Ochuko describes herself as someone who learns by building. She doesn’t just absorb theory; she turns it into systems that solve real-world problems.
Her work as a blockchain engineer spans designing and building decentralised systems, smart contracts, and token logic to improve transparency, security, and accessibility.
Empowering the next generation of builders
If her engineering work builds infrastructure, her mentorship builds the people behind it. For Ochuko, her impact is not measured solely by the systems she builds but also by the people she uplifts.
“I don’t just want to build technology,” she says. “I want to help build the builders.”
As lead developer relations at Women in DeFi, she mentors young engineers, especially women, helping them transition from curiosity to contribution within blockchain ecosystems.
“I want to nurture the next generation of African tech builders through mentorship, education, and community,” she says. “We need more builders, not just users.”
Ochuko’s mentorship is steadily closing the gender gap in one of tech’s most male-dominated frontiers. Each female developer she trains becomes a signal that innovation is not bound by gender but by access, opportunity, and vision.
She designs programmes, trains developers, and advocates for the visibility of female engineers across ecosystems like Stellar, Base, and Ethereum.
Under her mentorship, dozens of young African women have transitioned into blockchain development, contributing to open-source projects and even launching their own startups.
“The future I see,” she says, “is one where African women are not waiting to join the table, they’re designing the table.”
The future she’s building
Ochuko envisions a future where she can look back not only at the tools and protocols she’s built but also at the community of creators she’s helped develop. For her, one is incomplete without the other.
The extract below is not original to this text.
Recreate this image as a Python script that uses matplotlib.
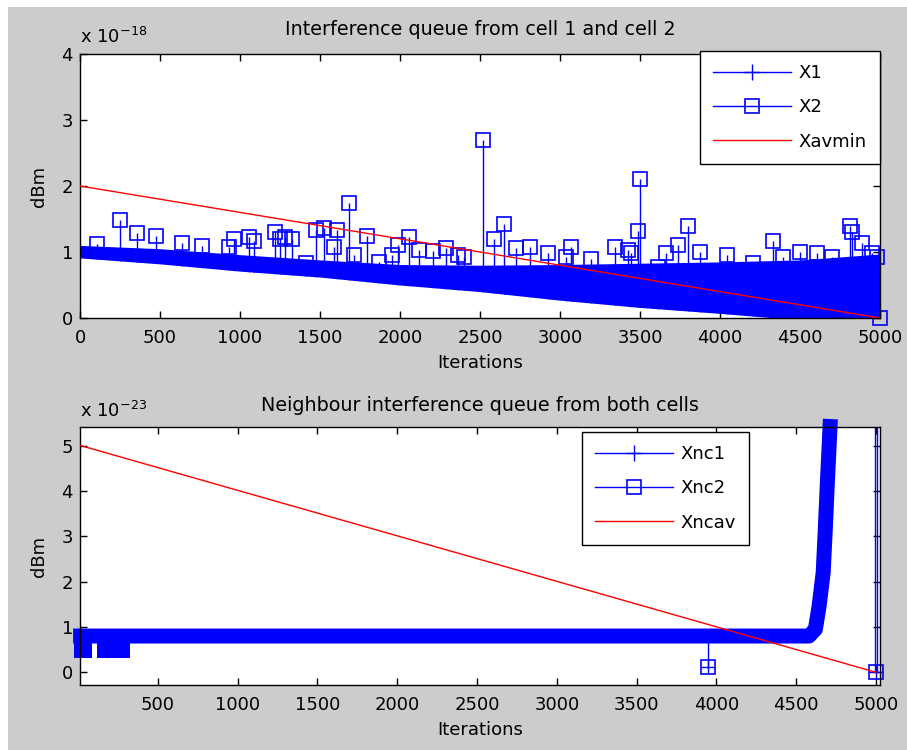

“I believe that female blockchain engineers like me should not just wait for others to build solutions,” she says. “They should build it too.”
In a continent where financial systems often fail the people they’re meant to serve, Ochuko’s work hints at a different future, where trust, transparency, and ownership are not privileges but defaults.
As Africa races to catch up with the global Web3 movement, the engineers building its foundations will matter as much as the technology itself. And if Progress Ochuko Eyaadah’s journey is any indication, that future might arrive faster, and fairer, than anyone expects.
Blockchain engineering remains one of the most consequential and least understood disciplines in the current technology landscape. At its best, it offers something that most financial and commercial infrastructure cannot: the ability to move value between people quickly and cheaply, without requiring them to trust an institution that may not have earned that trust.
In Africa, where that institutional trust deficit is not hypothetical but lived, the stakes of getting this infrastructure right are unusually high.
Women have largely been absent from the rooms where that infrastructure is being designed due to cultural and visibility problems. Blockchain and Web3, despite their promise of decentralisation and democratisation, have reproduced many of the same exclusions that characterise traditional tech.
The communities, the conferences, and the founding teams building the most well-funded protocols are predominantly male. That gap matters not just as a question of equity, but as a question of what gets built and for whom. Engineers design based on their experience, and an ecosystem built almost entirely by a single demographic will inevitably reflect that demographic’s blind spots.
This is part of what makes the work of engineers like Progress Ochuko worth examining closely. The payment problems she is solving through Toyow, cross-border friction, currency conversion costs, and the exclusion of Web3 users from everyday commerce are problems that affect ordinary people, not just those already embedded in the crypto economy. As blockchain infrastructure matures across the continent, the engineers who carry it will matter more.